Autoportrait et portrait de grands collectionneurs

Suivent des séries d’autoportraits où Cuoghi joue à être quelqu’un d’autre. Il se représente en personnages variés: Grand propriétaire d’une marque de cigares, gangster, génie ou encore sous les traits d’un cousin suicidé.

Roberto Cuoghi -Portrait du collectionneur Dakis Joannou, ©Thegazeofaparsienne

Dans la salle suivante, je tombe en arrêt devant le portrait d’un homme qui ressemble à une peinture religieuse ancienne avec des codes d’aujourd’hui: à la fois fascinant et terrifiant!  C’est un des portraits de collectionneurs. Dès 2001, Cuoghi avait commencé à faire le portrait d’amis artistes, auquel il ajoutait des marques de violence: cocard, nez cassé, trace de poignard, etc… De façon  inattendue, les plus grands collectionneurs du monde se sont précipités pour lui commander des portraits de ce type. L’artiste va alors plus loin dans la  violence et représente ses mécènes portant des stigmates de décomposition, de mort, voire enterrés. De cette série de commande, est exposé le portrait de Dakis Joannou, que Cuoghi réalise à la manière d’un bas relief sculpté du XV ème, fait de cire, de vrai cheveux, de petits jouets d’enfant…Une image détonnante, entre humain et créature fantasmagorique.

Talismans, Superstition, Idolâtrie… puis l’invasion des Crabes

En 2008, pris d’une nouvelle monomanie, l’artiste se tourne vers les sujets de la superstition, la religiosité et l’idolâtrie. Il se lance dans une multiplicité obsessionnelle de représentations de Pazuzu, talisman protecteur inspiré des assyriens anciens. C’est l’occasion, pour Cuoghi, d’étendre son champ d’expression à la sculpture, spécialité totalement inconnue de lui, qu’il aborde en autodidacte. Là encore, il se passionne pour l’expérimentation de nouveaux matériaux qu’il soumet à des réactions chimiques diverses, allant jusqu’à observer leur usure sous l’effet de bactéries!

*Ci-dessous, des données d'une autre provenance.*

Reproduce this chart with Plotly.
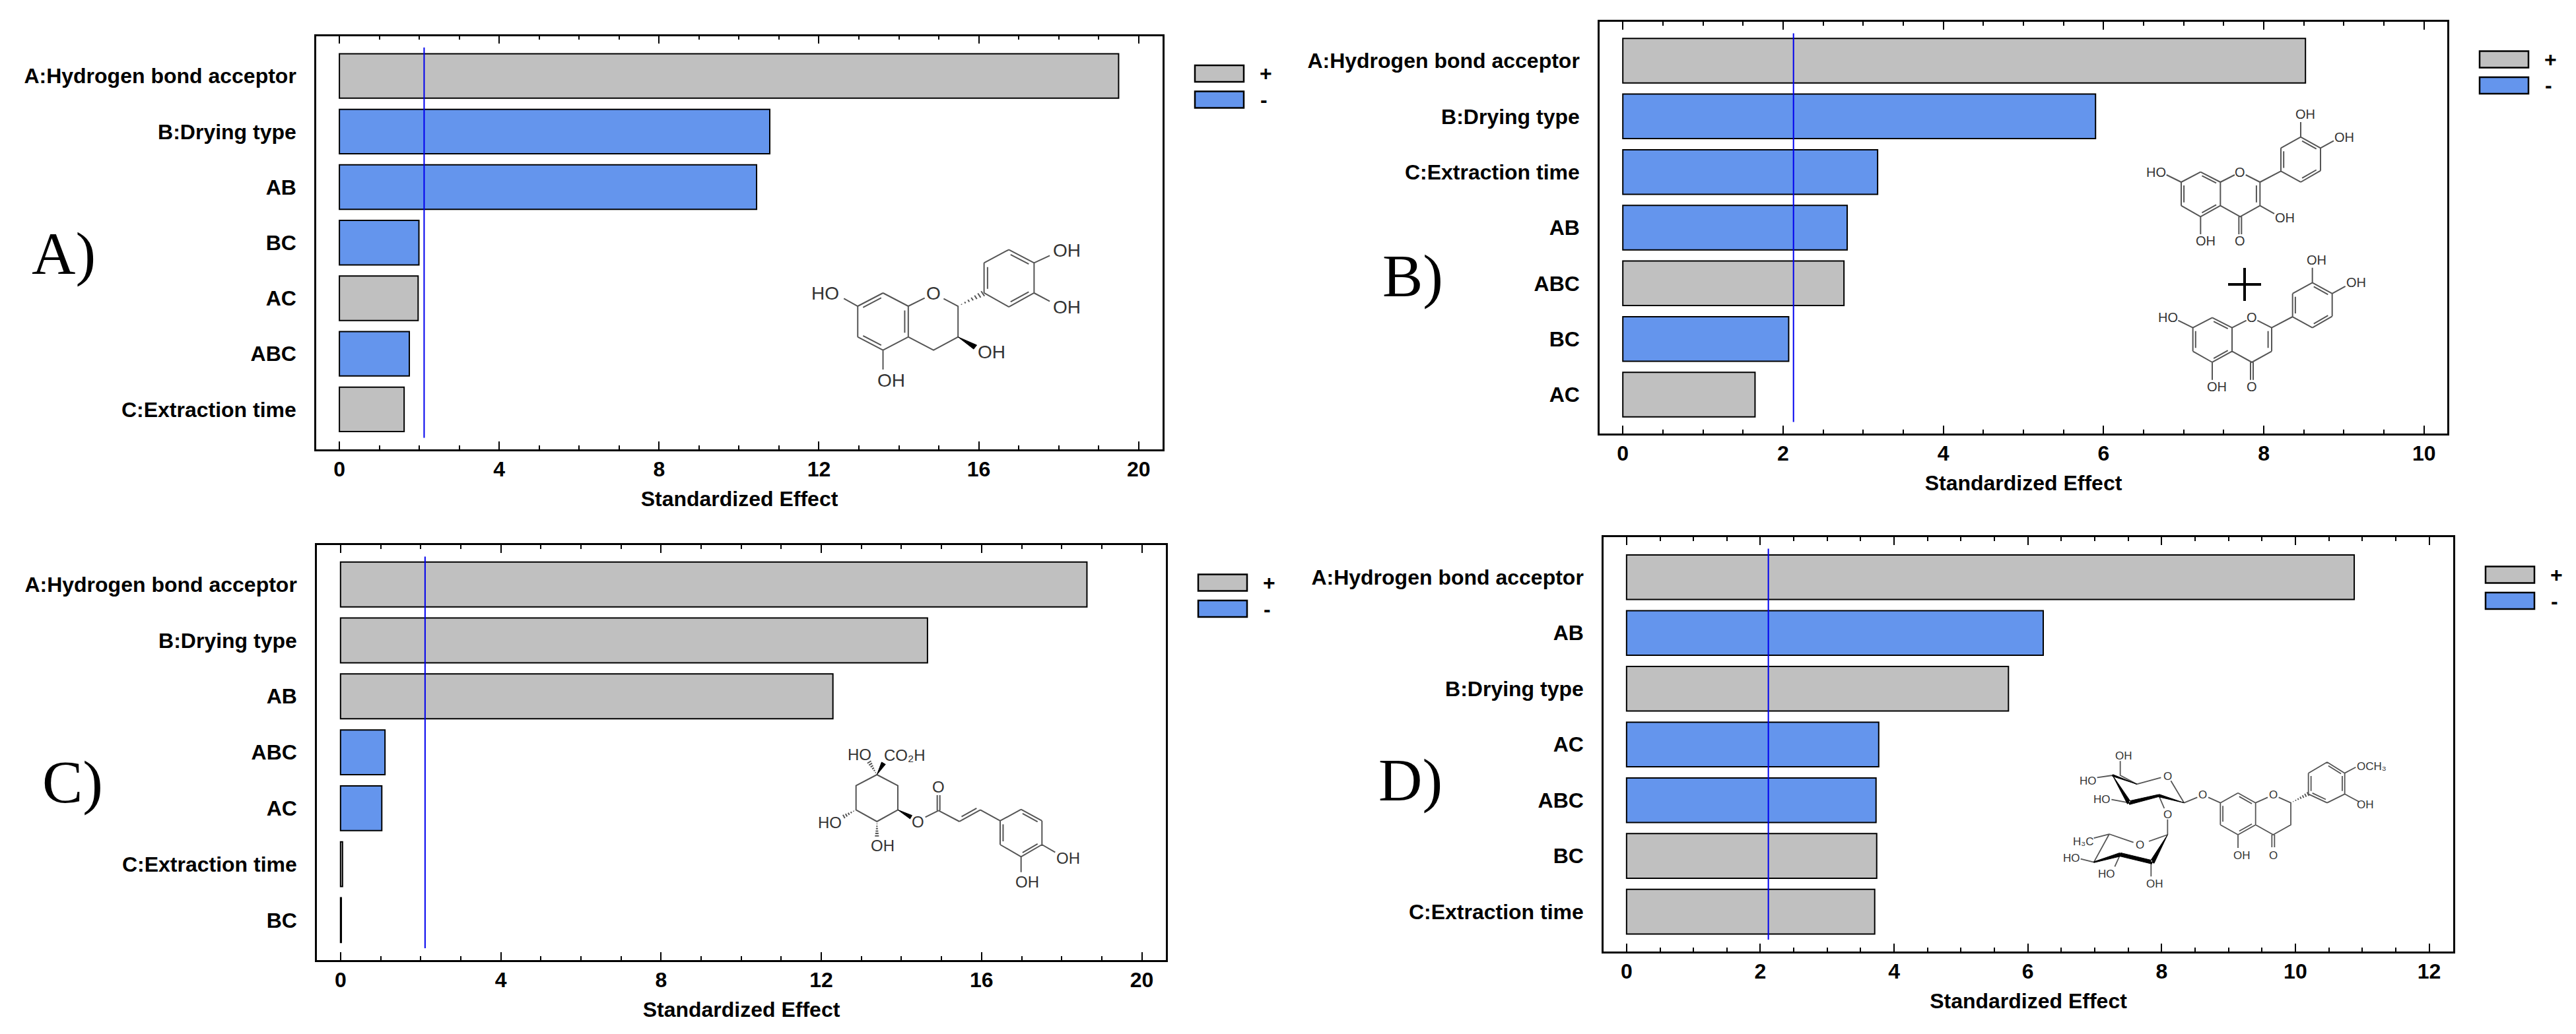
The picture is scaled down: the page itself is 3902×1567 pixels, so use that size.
import plotly.graph_objects as go

# ---------- data ----------
a_terms = ["A:Hydrogen bond acceptor", "B:Drying type", "AB", "BC", "AC", "ABC", "C:Extraction time"]
a_effects = [19.5, 10.77, 10.44, 1.99, 1.97, 1.75, 1.62]
a_signs = ["+", "-", "-", "-", "+", "-", "+"]
b_terms = ["A:Hydrogen bond acceptor", "B:Drying type", "C:Extraction time", "AB", "ABC", "BC", "AC"]
b_effects = [8.52, 5.90, 3.18, 2.80, 2.76, 2.07, 1.65]
b_signs = ["+", "-", "-", "-", "+", "-", "+"]
c_terms = ["A:Hydrogen bond acceptor", "B:Drying type", "AB", "ABC", "AC", "C:Extraction time", "BC"]
c_effects = [18.63, 14.65, 12.29, 1.11, 1.03, 0.05, 0.02]
c_signs = ["+", "+", "+", "-", "-", "+", "+"]
d_terms = ["A:Hydrogen bond acceptor", "AB", "B:Drying type", "AC", "ABC", "BC", "C:Extraction time"]
d_effects = [10.88, 6.23, 5.71, 3.77, 3.73, 3.74, 3.71]
d_signs = ["+", "-", "+", "-", "-", "+", "+"]
critical = {"A": 2.12, "B": 2.13, "C": 2.11, "D": 2.12}

W, H = 3902, 1567
GREY, BLUE, BOND = "#C0C0C0", "#6495ED", "#555555"
SANS = "Liberation Sans"
def fx(x): return x / W
def fy(y): return 1 - y / H

panels = [
    dict(k="A", terms=a_terms, vals=a_effects, signs=a_signs, box=(479, 1761, 54.5, 681), xr=(-0.58, 20.6), yr=(6.72, -0.72), major=4, minor=1, lab=(96, 384)),
    dict(k="B", terms=b_terms, vals=b_effects, signs=b_signs, box=(2423, 3707, 33, 657), xr=(-0.29, 10.29), yr=(6.70, -0.70), major=2, minor=0.5, lab=(2140, 418)),
    dict(k="C", terms=c_terms, vals=c_effects, signs=c_signs, box=(480, 1766, 826, 1454.5), xr=(-0.59, 20.6), yr=(6.71, -0.705), major=4, minor=1, lab=(110, 1185)),
    dict(k="D", terms=d_terms, vals=d_effects, signs=d_signs, box=(2429, 3716, 814, 1441.6), xr=(-0.344, 12.36), yr=(6.71, -0.72), major=2, minor=0.5, lab=(2136, 1182)),
]

fig = go.Figure()
shapes, annots = [], []
layout = {}
def note(text, x, y, font):
    annots.append(dict(text=text, x=fx(x), y=fy(y), xref="paper", yref="paper", showarrow=False, borderpad=0,
                       xanchor="center", yanchor="middle", font=font))

for i, p in enumerate(panels):
    sfx = "" if i == 0 else str(i + 1)
    l, r, t, b = p["box"]
    xa, ya = "x" + sfx, "y" + sfx
    for sign, col in (("+", GREY), ("-", BLUE)):
        xs = [v if s == sign else None for v, s in zip(p["vals"], p["signs"])]
        fig.add_trace(go.Bar(x=xs, y=p["terms"], orientation="h", width=0.8, name=sign, showlegend=False,
                             marker=dict(color=col, line=dict(color="black", width=2)), xaxis=xa, yaxis=ya))
    layout["xaxis" + sfx] = dict(
        domain=[fx(l), fx(r)], range=list(p["xr"]), anchor=ya, showgrid=False, zeroline=False,
        showline=True, linecolor="black", linewidth=2.5, mirror="allticks",
        ticks="inside", ticklen=12, tickwidth=1.5, tickcolor="black", tick0=0, dtick=p["major"],
        minor=dict(ticks="inside", ticklen=6, tickwidth=1.5, tickcolor="black", dtick=p["minor"], tick0=0, showgrid=False),
        tickfont=dict(family=SANS, size=32, color="black", weight="bold"),
        title=dict(text="<b>Standardized Effect</b>", font=dict(family=SANS, size=32, color="black"), standoff=17),
    )
    layout["yaxis" + sfx] = dict(
        domain=[fy(b), fy(t)], range=list(p["yr"]), anchor=xa, type="category",
        categoryorder="array", categoryarray=p["terms"], showgrid=False, zeroline=False,
        showline=True, linecolor="black", linewidth=2.5, mirror=True, ticks="", ticklabelstandoff=21,
        tickfont=dict(family=SANS, size=32, color="black", weight="bold"),
    )
    shapes.append(dict(type="line", xref=xa, yref=ya + " domain", x0=critical[p["k"]], x1=critical[p["k"]],
                       y0=0.028, y1=0.972, line=dict(color="#0000EE", width=2), layer="above"))
    # legend keys
    for sign, col, dy, tx in (("+", GREY, 44.5, 156), ("-", BLUE, 84, 153)):
        shapes.append(dict(type="rect", xref="paper", yref="paper", x0=fx(r + 49), x1=fx(r + 123),
                           y0=fy(t + dy), y1=fy(t + dy + 25), fillcolor=col, line=dict(color="black", width=2.5)))
        note("<b>%s</b>" % sign, r + tx, t + dy + 12.5, dict(family=SANS, size=32, color="black"))
    # panel letters
    note(p["k"] + ")", p["lab"][0], p["lab"][1], dict(family="Liberation Serif", size=92, color="black"))


# ---------- molecule drawings (pixel geometry helpers) ----------
class Mol:
    def __init__(self, ox, oy, sx, sy, fs):
        self.ox, self.oy, self.sx, self.sy, self.fs = ox, oy, sx, sy, fs
        self.d, self.f = [], []
    def P(self, p):
        return p[0] / self.sx + self.ox, p[1] / self.sy + self.oy
    def S(self, p):
        x, y = self.P(p)
        return "%.5f %.5f" % (fx(x), fy(y))
    def line(self, *pts):
        self.d.append("M " + " L ".join(self.S(p) for p in pts))
    def dbl(self, p, q, c, off=0.14, trim=0.14):
        self.line(p, q)
        mx, my = (p[0] + q[0]) / 2, (p[1] + q[1]) / 2
        ax, ay = (c[0] - mx) * off, (c[1] - my) * off
        a = (p[0] + (q[0] - p[0]) * trim + ax, p[1] + (q[1] - p[1]) * trim + ay)
        b = (q[0] + (p[0] - q[0]) * trim + ax, q[1] + (p[1] - q[1]) * trim + ay)
        self.line(a, b)
    def wedge(self, p, q, w1=0, w2=22):
        dx, dy = q[0] - p[0], q[1] - p[1]
        n = (dx * dx + dy * dy) ** 0.5
        ux, uy = -dy / n, dx / n
        pts = [(p[0] + ux * w1 / 2, p[1] + uy * w1 / 2), (q[0] + ux * w2 / 2, q[1] + uy * w2 / 2),
               (q[0] - ux * w2 / 2, q[1] - uy * w2 / 2), (p[0] - ux * w1 / 2, p[1] - uy * w1 / 2)]
        self.f.append("M " + " L ".join(self.S(a) for a in pts) + " Z")
    def hash(self, p, q, n=6, w=22):
        dx, dy = q[0] - p[0], q[1] - p[1]
        L = (dx * dx + dy * dy) ** 0.5
        ux, uy = -dy / L, dx / L
        for i in range(1, n + 1):
            t = i / n
            cx, cy = p[0] + dx * t, p[1] + dy * t
            h = w * t / 2
            self.line((cx - ux * h, cy - uy * h), (cx + ux * h, cy + uy * h))
    def text(self, s, p, size=None):
        x, y = self.P(p)
        note(s, x, y, dict(family=SANS, size=size or self.fs, color="#333333"))
    def finish(self, lw=2):
        shapes.append(dict(type="path", xref="paper", yref="paper", path=" ".join(self.d), line=dict(color=BOND, width=lw)))
        if self.f:
            shapes.append(dict(type="path", xref="paper", yref="paper", path=" ".join(self.f), fillcolor="black", line=dict(color="black", width=1)))


# Panel A: catechin
m = Mol(1150, 300, 2.613, 3, 28)
c = (490, 562)
m.dbl((390, 492), (490, 432), c); m.line((490, 432), (590, 492)); m.dbl((590, 492), (590, 632), c)
m.line((590, 632), (490, 692)); m.dbl((490, 692), (390, 632), c); m.line((390, 632), (390, 492))
m.line((590, 492), (655, 455)); m.line((730, 458), (787, 492), (787, 632), (690, 692), (590, 632))
c = (988, 365)
m.dbl((890, 432), (890, 295), c); m.line((890, 295), (988, 235)); m.dbl((988, 235), (1088, 295), c)
m.line((1088, 295), (1088, 432)); m.dbl((1088, 432), (988, 495), c); m.line((988, 495), (890, 432))
m.line((1088, 295), (1150, 262)); m.line((1088, 432), (1150, 470)); m.line((390, 492), (335, 457)); m.line((490, 692), (490, 780))
m.hash((787, 492), (885, 435), n=7, w=26); m.wedge((787, 632), (855, 678))
for s, q in (("OH", (1218, 238)), ("OH", (1218, 498)), ("O", (690, 435)), ("HO", (262, 435)), ("OH", (920, 700)), ("OH", (522, 830))):
    m.text(s, q)
m.finish()


# Panel B: two flavonoids
def flavone(m, dx, dy, ohc3):
    T = lambda x, y: (x + dx, y + dy)
    c = T(400, 222)
    m.dbl(T(312, 168), T(312, 275), c); m.line(T(312, 168), T(400, 122)); m.dbl(T(400, 122), T(490, 168), c)
    m.dbl(T(490, 275), T(400, 325), c); m.line(T(490, 168), T(490, 275)); m.line(T(400, 325), T(312, 275))
    m.line(T(490, 168), T(555, 135)); m.line(T(605, 135), T(670, 168))
    m.dbl(T(670, 168), T(670, 275), T(580, 222), off=0.18)
    m.line(T(670, 275), T(580, 325), T(490, 275))
    m.line(T(574, 325), T(574, 405)); m.line(T(586, 325), T(586, 405))
    m.line(T(400, 325), T(400, 405)); m.line(T(245, 135), T(312, 168)); m.line(T(670, 168), T(765, 118))
    c = T(855, 65)
    m.dbl(T(765, 118), T(765, 13), c); m.line(T(765, 13), T(855, -37)); m.dbl(T(855, -37), T(945, 13), c)
    m.line(T(945, 13), T(945, 116)); m.dbl(T(945, 116), T(855, 168), c); m.line(T(855, 168), T(765, 118))
    m.line(T(855, -37), T(855, -105)); m.line(T(945, 13), T(1005, -20))
    for s, q in (("O", (580, 122)), ("O", (580, 435)), ("HO", (198, 122)), ("OH", (422, 435)), ("OH", (875, -140)), ("OH", (1054, -37))):
        m.text(s, T(*q))
    if ohc3:
        m.line(T(670, 275), T(735, 312)); m.text("OH", T(782, 330))

m = Mol(3200, 220, 3, 3, 20)
flavone(m, 0, 0, True)
flavone(m, 53, 662, False)
m.finish()
# the "plus" between the two structures is a drawn cross
shapes.append(dict(type="line", xref="paper", yref="paper", x0=fx(3375), x1=fx(3425), y0=fy(431), y1=fy(431), line=dict(color="black", width=4)))
shapes.append(dict(type="line", xref="paper", yref="paper", x0=fx(3400), x1=fx(3400), y0=fy(406), y1=fy(456), line=dict(color="black", width=4)))

# Panel C: chlorogenic acid
m = Mol(1200, 1100, 3, 3, 24)
m.line((385, 222), (290, 272), (290, 382), (385, 435), (480, 382), (480, 272), (385, 222))
m.wedge((385, 222), (415, 170), w2=20); m.hash((385, 222), (350, 165), n=6, w=20)
m.hash((290, 382), (235, 412), n=5, w=18); m.hash((385, 435), (385, 500), n=6, w=18); m.wedge((480, 382), (540, 415), w2=18)
m.line((605, 415), (665, 385))
m.line((659, 385), (659, 315)); m.line((671, 385), (671, 315))
m.line((665, 385), (760, 435)); m.dbl((760, 435), (855, 382), (790, 340), off=0.22); m.line((855, 382), (945, 432))
c = (1040, 488)
m.dbl((945, 432), (945, 540), c); m.line((945, 540), (1040, 595)); m.dbl((1040, 595), (1135, 540), c)
m.line((1135, 540), (1135, 432)); m.dbl((1135, 432), (1040, 380), c); m.line((1040, 380), (945, 432))
m.line((1135, 540), (1195, 575)); m.line((1040, 595), (1040, 665))
for s, q in (("HO", (305, 130)), ("CO\u2082H", (512, 132)), ("HO", (170, 438)), ("OH", (412, 545)), ("O", (572, 437)),
             ("O", (665, 278)), ("OH", (1255, 600)), ("OH", (1067, 708))):
    m.text(s, q)
m.finish()

# Panel D: hesperidin
m = Mol(3080, 1060, 3, 3, 17)
m.line((470, 385), (580, 355)); m.line((625, 370), (685, 470))
m.wedge((685, 470), (570, 437), w1=0, w2=12); m.wedge((570, 437), (435, 470), w1=10, w2=16)
m.wedge((360, 345), (435, 470), w1=0, w2=18); m.wedge((470, 385), (360, 345), w1=0, w2=8)
m.line((395, 280), (395, 345), (470, 385)); m.line((290, 355), (360, 345)); m.line((355, 455), (435, 470))
m.line((570, 437), (595, 495)); m.line((610, 545), (610, 615)); m.line((610, 615), (525, 645)); m.line((455, 650), (345, 612))
m.wedge((610, 615), (540, 740), w1=0, w2=20); m.wedge((275, 740), (395, 705), w1=4, w2=16); m.wedge((395, 705), (540, 740), w1=16, w2=16)
m.line((345, 612), (275, 740)); m.line((275, 630), (345, 612)); m.line((215, 725), (275, 740)); m.line((395, 705), (370, 760)); m.line((535, 745), (535, 805))
m.line((685, 470), (745, 445)); m.line((795, 445), (850, 470))
c = (930, 520)
m.dbl((850, 470), (850, 570), c); m.line((850, 470), (930, 425)); m.dbl((930, 425), (1010, 470), c)
m.line((1010, 470), (1010, 570)); m.dbl((1010, 570), (930, 615), c); m.line((930, 615), (850, 570))
m.line((1010, 470), (1065, 445)); m.line((1115, 445), (1170, 470), (1170, 570), (1090, 615), (1010, 570))
m.line((1084, 615), (1084, 672)); m.line((1096, 615), (1096, 672)); m.line((930, 615), (930, 675))
m.hash((1170, 470), (1248, 430), n=7, w=18)
c = (1335, 378)
m.dbl((1250, 430), (1250, 335), c); m.line((1250, 335), (1335, 285)); m.dbl((1335, 285), (1415, 335), c)
m.dbl((1415, 335), (1415, 430), c); m.line((1415, 430), (1335, 470)); m.dbl((1335, 470), (1250, 430), c)
m.line((1415, 335), (1465, 308)); m.line((1415, 430), (1480, 465))
for s, q in (("OH", (412, 255)), ("O", (610, 350)), ("HO", (250, 370)), ("HO", (312, 455)), ("O", (610, 522)), ("O", (485, 660)),
             ("H\u2083C", (225, 645)), ("HO", (175, 720)), ("HO", (333, 792)), ("OH", (552, 838)), ("O", (768, 432)),
             ("O", (1090, 432)), ("O", (1090, 710)), ("OH", (947, 708)), ("OCH\u2083", (1536, 303)), ("OH", (1509, 477))):
    m.text(s, q)
m.finish(lw=1.8)

fig.update_layout(width=W, height=H, margin=dict(l=0, r=0, t=0, b=0), autosize=False, barmode="overlay",
                  plot_bgcolor="white", paper_bgcolor="white", shapes=shapes, annotations=annots, showlegend=False, **layout)
fig.write_html("out.html", config=dict(displayModeBar=False),
               post_script="document.body.style.margin='0';document.body.style.overflow='hidden';")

Il poursuit cette exploration avec son dernier grand projet sculptural « Putiferio« . Sur l’invitation du mécène Dakis Jaonnou, l’artiste se rend sur l’ile d’Hydra en Grèce, pour y concevoir une exposition. Cuoghi décide de créer une mer de crabes en céramique, pour remplacer ceux qui ont disparu de l’ile. Dès lors, il s’arme d’une imprimante 3D et de crabes surgelés achetés en grandes surfaces pour élaborer les formes, et d’une multitude d’ingrédients divers (solvant, pop-corn, vitamines, aliments, …) pour tester de nouvelles couleurs, brillances etc. Il fabrique également des fours artisanaux afin d’obtenir des cuissons atteignant 1000 degrés. Lors du vernissage de l’exposition en 2016, Cuoghi réalise une performance où il cuit ses crabes en public et les « pêche » directement dans les fours !

« Son œuvre, qui ne ressemble déjà pas à elle-même, ne ressemble à celle d’aucun autre. »  Andrea Bellini

Il n’est pas étonnant que l’Art de cet artiste hors norme, énigmatique, excessif, habité d’une étrange folie obsessionnelle, suscite une non moins étrange fascination. Comme un sortilège, les 70 oeuvres présentées dans le parcours Perla Pollina envoûtent par leur démesure, surprennent par leur créativité délirante, subjuguent par leur esthétique singulière.

Caroline d’Esneval

Centre d’art Contemporain Genève click

Roberto Cuoghi : « Perla Pollina »

Centre d’Art Contemporain de Genève

Jusqu’au 30 Avril !!

 

 

Un commentaire

  • Glomérule Néphron

    J’ adore ses créations. De plus l’artiste expérimente sans cesse pour trouver de nouveaux supports, de nouvelles couleurs, un rendu différent, ce qui lui permet d’avoir une oeuvre en perpétuelle évolution. De très belles photos pour cet article. Merci.